Hmm...while we're on the subject...if I were to create a proper low-pass filter what would be the best cutoff frequency and number of taps to use for the NES? Any suggestions?

Thanks!

by jwdonal on 2011-07-12 (#81474)

kyuusaku wrote:
So has anybody calculated the response of this filter?

In case you're still interested, here is the frequency response of various orders of smoothing FIR filters with all coeffs = (1/N+1) where N is the order of the filter. It is essentially showing a slight attenuation across the entire frequency range - which makes sense.

by kyuusaku on 2011-07-12 (#81484)

Cool, but how do you interpret it?

Both axes are in decibels? Is Y in amplitude or power?

X is pretty confusing. If X is frequency and 10^0 is the sample rate, then there's really poor roll off way beyond the sample rate... I don't get how there could be much power (only harmonics?) above f/32.

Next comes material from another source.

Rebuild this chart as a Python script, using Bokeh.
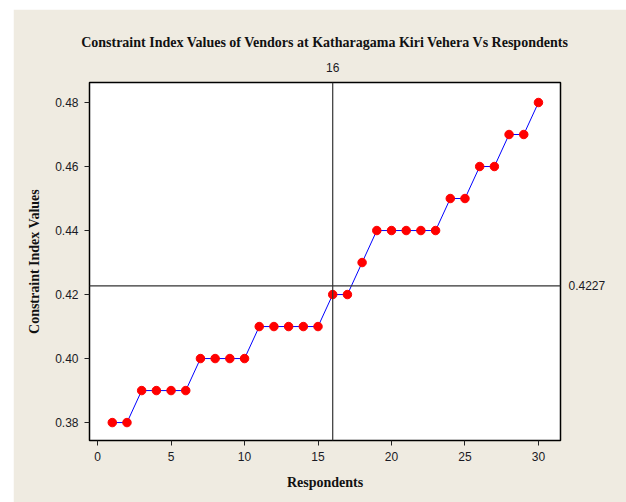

As for another LPF I guess going for accuracy you could approximate the response of the passive filters in the audio path. I know we had a thread on this but I'm not sure what the results were.

by jwdonal on 2011-07-14 (#81539)

I am now working on a proper low-pass filter which has a much more recognizable frequency response shape (like this).

And just to make it clear. Even though the resulting audio from the output of the smoothing filter sounded a bit better (i.e. less aliased) smoothing FIR filters are generally a horrible idea for audio output. But it was still fun to try out.